▶ THE REQUEST
From the first line of the data through the line containing "from matplotlib.lines import Line2D", return each line exactly.

▶ THE DATA
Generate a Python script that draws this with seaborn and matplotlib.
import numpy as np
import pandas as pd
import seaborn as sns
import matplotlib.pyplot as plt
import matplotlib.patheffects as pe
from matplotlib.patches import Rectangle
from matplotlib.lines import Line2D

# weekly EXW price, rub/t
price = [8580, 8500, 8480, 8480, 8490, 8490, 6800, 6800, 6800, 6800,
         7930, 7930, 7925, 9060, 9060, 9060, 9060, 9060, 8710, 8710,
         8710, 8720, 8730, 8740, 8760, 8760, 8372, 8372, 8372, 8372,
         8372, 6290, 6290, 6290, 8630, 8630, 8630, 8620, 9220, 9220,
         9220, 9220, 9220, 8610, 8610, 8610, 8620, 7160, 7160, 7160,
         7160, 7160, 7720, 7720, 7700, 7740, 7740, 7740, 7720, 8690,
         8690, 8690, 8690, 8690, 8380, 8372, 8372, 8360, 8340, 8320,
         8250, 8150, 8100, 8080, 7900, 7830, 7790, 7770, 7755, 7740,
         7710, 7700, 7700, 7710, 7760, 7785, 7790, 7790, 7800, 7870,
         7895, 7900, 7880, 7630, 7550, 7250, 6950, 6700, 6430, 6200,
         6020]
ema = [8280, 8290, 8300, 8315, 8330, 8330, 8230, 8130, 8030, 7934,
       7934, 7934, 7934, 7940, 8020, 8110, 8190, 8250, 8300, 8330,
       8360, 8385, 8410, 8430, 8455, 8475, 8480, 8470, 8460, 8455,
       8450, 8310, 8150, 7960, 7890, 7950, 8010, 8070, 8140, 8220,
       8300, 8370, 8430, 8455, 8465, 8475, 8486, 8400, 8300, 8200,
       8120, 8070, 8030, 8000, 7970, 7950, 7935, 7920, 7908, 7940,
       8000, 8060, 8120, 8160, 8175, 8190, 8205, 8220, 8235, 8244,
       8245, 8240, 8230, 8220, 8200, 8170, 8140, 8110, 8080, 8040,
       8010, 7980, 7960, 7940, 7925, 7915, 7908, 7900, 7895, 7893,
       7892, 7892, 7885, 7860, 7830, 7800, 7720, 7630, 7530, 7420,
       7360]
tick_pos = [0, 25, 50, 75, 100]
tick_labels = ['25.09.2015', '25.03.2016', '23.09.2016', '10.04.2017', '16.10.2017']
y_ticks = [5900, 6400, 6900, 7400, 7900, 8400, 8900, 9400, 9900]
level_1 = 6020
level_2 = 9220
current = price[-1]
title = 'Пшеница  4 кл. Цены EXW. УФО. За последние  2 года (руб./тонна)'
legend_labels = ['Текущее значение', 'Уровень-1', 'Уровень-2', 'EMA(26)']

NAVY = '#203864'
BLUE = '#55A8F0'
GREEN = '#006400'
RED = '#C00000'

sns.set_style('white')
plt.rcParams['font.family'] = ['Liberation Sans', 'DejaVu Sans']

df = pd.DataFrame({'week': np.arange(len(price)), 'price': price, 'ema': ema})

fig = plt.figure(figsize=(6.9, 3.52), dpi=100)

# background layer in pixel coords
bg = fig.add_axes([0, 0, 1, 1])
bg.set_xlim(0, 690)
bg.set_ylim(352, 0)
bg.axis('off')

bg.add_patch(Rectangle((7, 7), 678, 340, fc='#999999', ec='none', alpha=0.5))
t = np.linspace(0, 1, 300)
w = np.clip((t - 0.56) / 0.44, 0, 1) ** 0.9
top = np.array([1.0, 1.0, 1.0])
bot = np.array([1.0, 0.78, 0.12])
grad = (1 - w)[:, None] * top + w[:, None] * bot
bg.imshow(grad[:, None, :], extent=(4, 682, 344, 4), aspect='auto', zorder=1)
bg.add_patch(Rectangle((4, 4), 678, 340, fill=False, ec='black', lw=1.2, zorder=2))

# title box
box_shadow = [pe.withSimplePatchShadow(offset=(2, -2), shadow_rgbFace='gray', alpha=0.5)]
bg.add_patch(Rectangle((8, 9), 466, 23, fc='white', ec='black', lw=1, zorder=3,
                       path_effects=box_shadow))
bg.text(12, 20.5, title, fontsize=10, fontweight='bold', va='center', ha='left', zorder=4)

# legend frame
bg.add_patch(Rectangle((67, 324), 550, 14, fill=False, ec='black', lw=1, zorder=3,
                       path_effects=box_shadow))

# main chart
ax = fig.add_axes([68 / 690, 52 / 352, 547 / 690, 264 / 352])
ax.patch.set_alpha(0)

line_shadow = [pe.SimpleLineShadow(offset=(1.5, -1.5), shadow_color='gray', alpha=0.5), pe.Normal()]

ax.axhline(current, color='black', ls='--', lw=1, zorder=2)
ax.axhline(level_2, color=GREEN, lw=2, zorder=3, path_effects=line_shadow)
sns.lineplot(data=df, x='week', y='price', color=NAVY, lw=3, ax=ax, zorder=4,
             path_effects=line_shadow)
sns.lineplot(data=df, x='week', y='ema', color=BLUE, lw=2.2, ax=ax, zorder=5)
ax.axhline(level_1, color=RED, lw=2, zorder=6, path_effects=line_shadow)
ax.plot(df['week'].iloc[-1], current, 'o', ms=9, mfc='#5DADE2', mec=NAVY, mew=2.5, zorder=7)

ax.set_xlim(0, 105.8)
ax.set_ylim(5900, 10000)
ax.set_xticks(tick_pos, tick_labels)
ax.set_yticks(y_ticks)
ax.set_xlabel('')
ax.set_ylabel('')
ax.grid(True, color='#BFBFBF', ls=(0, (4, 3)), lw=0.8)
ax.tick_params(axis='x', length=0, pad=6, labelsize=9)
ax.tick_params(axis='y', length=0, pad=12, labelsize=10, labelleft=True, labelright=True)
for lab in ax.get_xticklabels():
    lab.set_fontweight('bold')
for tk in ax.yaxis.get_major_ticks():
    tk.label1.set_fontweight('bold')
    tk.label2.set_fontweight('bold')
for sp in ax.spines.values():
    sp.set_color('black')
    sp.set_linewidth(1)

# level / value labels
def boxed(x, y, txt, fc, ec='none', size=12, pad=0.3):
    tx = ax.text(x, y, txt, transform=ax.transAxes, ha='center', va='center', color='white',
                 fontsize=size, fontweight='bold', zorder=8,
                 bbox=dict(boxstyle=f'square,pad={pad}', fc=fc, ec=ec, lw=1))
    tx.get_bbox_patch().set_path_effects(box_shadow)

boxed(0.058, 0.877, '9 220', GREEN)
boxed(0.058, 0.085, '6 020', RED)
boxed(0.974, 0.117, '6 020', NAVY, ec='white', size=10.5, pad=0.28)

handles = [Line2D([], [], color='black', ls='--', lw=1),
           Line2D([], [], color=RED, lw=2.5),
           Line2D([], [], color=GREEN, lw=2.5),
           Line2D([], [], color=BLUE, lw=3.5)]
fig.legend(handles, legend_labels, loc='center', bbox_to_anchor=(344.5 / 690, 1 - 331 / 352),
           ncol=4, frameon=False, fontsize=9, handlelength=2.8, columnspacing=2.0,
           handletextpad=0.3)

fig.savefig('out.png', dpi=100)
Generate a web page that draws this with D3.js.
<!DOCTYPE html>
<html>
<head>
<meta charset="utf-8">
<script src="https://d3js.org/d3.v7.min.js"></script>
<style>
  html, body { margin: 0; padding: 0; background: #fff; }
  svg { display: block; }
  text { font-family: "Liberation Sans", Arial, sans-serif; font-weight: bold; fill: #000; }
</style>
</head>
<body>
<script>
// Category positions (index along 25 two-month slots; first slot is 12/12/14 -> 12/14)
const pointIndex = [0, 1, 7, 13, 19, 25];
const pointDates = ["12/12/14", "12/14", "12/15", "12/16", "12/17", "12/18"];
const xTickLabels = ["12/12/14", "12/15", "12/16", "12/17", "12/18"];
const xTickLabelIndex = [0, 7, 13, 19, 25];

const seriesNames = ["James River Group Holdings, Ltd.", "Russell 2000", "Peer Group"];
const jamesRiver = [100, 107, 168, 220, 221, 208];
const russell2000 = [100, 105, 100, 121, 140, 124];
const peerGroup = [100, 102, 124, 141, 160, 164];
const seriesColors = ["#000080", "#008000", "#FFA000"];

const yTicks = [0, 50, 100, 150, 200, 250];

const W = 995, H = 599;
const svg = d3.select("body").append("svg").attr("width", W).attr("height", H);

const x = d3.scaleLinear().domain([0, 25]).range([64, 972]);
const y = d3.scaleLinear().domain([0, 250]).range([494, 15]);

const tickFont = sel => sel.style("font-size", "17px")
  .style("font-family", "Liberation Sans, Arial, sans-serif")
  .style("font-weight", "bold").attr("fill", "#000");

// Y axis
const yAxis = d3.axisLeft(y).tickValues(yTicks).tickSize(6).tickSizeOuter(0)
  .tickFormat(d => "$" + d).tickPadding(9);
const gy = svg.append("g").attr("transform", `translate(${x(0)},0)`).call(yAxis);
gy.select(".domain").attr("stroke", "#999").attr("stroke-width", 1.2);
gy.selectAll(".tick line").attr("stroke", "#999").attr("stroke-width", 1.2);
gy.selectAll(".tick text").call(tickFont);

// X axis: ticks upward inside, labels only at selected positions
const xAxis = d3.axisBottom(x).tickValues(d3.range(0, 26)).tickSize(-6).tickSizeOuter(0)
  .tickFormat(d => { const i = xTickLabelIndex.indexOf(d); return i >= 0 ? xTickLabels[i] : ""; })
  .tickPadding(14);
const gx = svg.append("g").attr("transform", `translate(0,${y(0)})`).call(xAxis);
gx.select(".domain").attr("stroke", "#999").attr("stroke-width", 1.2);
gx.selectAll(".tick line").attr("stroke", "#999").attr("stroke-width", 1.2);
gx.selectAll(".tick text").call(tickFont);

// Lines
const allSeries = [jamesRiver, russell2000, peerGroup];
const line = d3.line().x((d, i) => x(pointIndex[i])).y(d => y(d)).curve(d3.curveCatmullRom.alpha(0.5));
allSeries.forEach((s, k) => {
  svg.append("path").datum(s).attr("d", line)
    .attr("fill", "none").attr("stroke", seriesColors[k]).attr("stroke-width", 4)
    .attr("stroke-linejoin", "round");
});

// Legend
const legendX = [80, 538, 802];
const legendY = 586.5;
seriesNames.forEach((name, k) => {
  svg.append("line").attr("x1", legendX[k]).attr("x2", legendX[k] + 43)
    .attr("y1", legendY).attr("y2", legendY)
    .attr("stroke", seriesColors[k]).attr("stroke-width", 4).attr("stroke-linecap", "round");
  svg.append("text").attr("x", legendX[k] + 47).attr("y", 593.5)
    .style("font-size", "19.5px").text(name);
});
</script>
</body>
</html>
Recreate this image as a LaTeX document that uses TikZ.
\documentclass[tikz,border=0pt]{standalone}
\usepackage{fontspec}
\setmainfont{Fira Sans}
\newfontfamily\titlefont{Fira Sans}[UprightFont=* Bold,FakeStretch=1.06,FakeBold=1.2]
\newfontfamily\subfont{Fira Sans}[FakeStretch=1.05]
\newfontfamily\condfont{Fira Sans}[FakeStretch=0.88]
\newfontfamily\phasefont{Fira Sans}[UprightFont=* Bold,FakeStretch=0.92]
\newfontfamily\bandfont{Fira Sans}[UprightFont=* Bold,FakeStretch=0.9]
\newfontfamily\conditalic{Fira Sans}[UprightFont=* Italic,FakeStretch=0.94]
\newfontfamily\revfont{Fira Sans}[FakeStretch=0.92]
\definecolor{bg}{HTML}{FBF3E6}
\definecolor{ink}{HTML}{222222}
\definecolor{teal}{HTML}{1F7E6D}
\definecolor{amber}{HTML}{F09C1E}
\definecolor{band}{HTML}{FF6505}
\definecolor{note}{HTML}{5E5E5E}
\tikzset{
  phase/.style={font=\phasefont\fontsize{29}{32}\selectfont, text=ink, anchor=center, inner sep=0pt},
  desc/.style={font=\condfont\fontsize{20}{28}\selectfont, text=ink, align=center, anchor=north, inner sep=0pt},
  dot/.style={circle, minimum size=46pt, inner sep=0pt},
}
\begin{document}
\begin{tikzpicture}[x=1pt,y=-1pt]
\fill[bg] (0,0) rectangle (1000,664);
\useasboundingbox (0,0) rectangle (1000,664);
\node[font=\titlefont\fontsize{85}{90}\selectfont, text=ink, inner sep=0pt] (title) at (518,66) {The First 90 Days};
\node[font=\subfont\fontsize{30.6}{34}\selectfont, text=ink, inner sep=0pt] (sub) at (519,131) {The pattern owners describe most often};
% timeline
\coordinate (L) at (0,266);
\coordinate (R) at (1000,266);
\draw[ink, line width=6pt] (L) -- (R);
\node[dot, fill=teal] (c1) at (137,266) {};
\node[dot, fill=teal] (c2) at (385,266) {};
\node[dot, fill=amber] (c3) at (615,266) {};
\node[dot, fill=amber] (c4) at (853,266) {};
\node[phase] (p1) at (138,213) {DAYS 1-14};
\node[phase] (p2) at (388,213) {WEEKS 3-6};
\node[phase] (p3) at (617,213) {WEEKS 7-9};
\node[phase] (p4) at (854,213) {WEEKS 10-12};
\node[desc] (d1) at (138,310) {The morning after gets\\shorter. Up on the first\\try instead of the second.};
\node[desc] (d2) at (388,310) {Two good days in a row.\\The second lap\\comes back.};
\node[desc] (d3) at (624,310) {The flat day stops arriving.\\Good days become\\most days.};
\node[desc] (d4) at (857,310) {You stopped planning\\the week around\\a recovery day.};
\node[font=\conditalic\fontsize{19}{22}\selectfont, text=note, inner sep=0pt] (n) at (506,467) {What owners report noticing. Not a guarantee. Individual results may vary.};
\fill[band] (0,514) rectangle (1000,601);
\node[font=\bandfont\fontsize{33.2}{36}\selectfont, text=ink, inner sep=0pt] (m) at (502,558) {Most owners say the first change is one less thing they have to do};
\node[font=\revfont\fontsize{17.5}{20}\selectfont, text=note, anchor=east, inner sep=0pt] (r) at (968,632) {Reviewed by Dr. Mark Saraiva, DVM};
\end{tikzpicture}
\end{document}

▶ TASK RESULT
Generate a Python script that draws this with seaborn and matplotlib.
import numpy as np
import pandas as pd
import seaborn as sns
import matplotlib.pyplot as plt
import matplotlib.patheffects as pe
from matplotlib.patches import Rectangle
from matplotlib.lines import Line2D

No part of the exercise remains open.